◆ **Exercise task**
Copy out each line of the listing that has the word "this" in it.

◆ **Raw data**
————
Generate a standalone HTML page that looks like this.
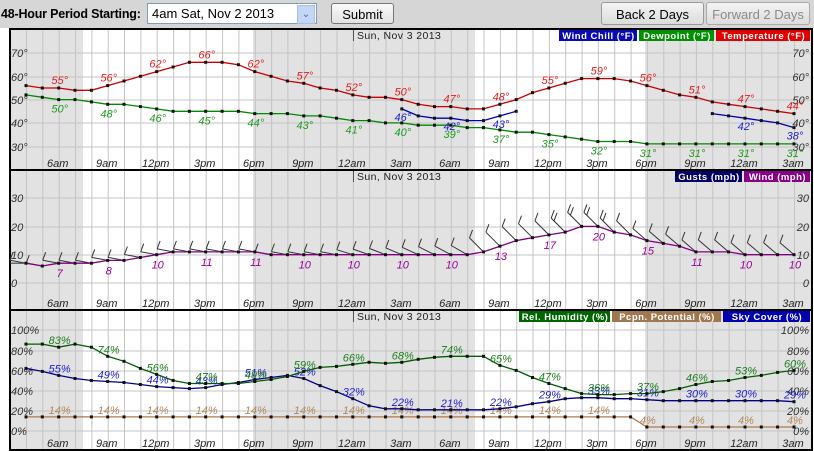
————
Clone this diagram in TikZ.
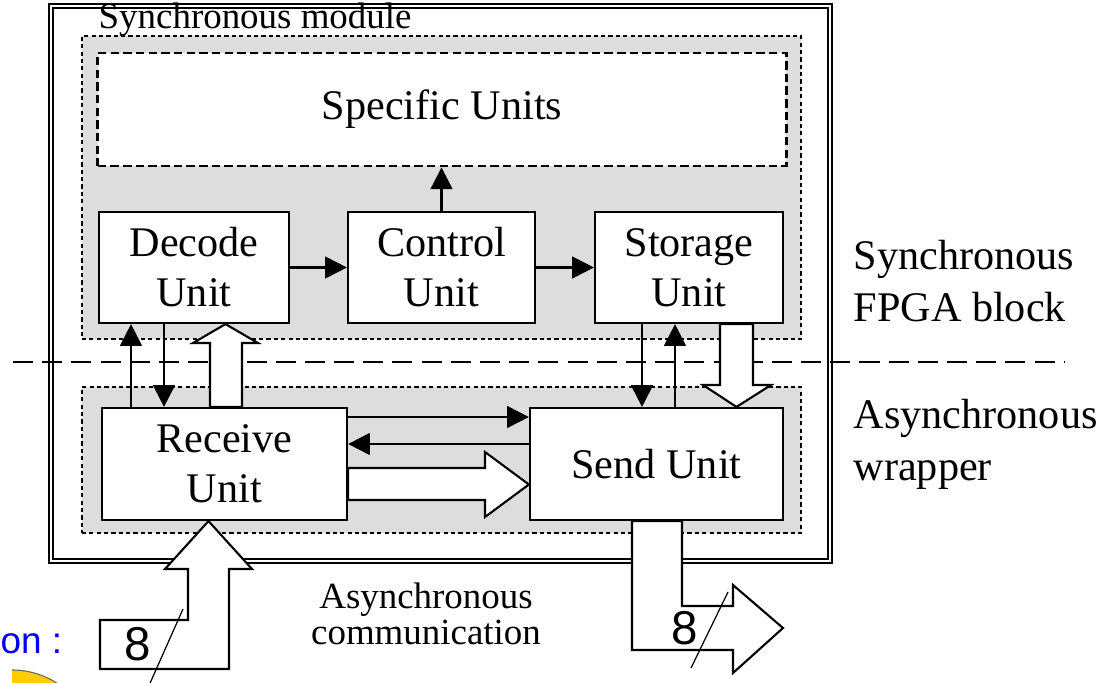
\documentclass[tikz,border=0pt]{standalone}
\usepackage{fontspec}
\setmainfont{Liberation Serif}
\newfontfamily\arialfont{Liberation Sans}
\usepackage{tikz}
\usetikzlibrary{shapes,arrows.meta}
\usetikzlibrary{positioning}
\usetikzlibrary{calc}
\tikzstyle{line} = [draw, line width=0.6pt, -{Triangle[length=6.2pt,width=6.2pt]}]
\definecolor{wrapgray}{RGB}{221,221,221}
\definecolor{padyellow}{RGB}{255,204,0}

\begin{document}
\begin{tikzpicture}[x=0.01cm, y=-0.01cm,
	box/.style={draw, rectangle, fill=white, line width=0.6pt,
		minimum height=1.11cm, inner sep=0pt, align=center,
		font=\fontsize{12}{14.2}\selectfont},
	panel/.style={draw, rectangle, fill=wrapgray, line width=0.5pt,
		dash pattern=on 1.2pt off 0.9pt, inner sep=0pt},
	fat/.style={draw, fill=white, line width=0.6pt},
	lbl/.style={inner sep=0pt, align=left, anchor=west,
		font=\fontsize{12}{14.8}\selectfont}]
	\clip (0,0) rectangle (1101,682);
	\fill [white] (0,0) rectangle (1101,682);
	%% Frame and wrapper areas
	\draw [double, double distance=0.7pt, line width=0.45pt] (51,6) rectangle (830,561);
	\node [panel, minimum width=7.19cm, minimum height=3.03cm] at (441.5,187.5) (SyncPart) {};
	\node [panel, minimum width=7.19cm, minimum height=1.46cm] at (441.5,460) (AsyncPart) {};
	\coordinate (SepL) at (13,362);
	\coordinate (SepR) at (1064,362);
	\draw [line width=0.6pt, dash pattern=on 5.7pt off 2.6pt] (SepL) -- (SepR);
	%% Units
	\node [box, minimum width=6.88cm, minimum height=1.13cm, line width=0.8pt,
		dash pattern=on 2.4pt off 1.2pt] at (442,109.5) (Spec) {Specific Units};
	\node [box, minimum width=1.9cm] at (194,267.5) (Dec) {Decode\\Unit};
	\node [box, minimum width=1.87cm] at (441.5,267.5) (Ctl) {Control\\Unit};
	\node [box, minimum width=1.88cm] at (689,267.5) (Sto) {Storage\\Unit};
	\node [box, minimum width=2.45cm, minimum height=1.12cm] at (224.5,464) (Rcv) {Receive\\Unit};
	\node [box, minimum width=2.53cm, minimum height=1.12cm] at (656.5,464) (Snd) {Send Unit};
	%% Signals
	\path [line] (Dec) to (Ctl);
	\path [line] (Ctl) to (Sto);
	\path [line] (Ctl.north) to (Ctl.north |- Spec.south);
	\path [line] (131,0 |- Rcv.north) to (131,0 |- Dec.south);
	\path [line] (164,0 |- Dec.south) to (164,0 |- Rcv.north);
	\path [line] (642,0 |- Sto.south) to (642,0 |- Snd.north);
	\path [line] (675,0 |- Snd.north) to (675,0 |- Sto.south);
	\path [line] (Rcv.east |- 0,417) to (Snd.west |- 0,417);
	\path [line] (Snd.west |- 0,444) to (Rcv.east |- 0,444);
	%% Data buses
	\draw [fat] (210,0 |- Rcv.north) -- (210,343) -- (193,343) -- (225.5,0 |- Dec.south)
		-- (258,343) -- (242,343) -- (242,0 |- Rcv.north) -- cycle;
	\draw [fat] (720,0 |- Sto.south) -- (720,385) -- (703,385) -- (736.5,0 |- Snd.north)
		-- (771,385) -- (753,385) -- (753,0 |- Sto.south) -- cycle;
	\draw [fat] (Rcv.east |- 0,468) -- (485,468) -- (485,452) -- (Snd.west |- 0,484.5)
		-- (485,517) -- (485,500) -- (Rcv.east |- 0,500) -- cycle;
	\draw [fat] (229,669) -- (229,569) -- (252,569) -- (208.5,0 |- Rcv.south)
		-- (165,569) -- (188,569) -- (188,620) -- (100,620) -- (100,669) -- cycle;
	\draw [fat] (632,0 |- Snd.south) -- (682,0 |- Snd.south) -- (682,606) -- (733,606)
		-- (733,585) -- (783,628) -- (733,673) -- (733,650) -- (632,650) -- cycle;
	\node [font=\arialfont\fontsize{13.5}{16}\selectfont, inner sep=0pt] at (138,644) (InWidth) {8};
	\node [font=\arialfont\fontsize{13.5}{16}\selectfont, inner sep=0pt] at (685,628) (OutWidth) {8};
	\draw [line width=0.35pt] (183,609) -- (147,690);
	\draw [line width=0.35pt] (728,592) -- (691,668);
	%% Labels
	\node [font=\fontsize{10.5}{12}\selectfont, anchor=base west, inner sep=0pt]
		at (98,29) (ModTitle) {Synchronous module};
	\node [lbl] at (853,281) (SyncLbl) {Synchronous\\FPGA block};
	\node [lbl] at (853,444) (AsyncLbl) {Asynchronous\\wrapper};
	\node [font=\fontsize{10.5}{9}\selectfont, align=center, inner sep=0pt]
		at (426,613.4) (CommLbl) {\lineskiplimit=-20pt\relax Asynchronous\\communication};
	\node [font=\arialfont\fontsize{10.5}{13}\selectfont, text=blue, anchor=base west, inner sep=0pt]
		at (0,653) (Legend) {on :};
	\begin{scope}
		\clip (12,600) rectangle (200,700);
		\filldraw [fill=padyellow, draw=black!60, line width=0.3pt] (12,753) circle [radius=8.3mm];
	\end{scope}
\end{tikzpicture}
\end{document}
————
◆ **The answer**
Generate a standalone HTML page that looks like this.
Clone this diagram in TikZ.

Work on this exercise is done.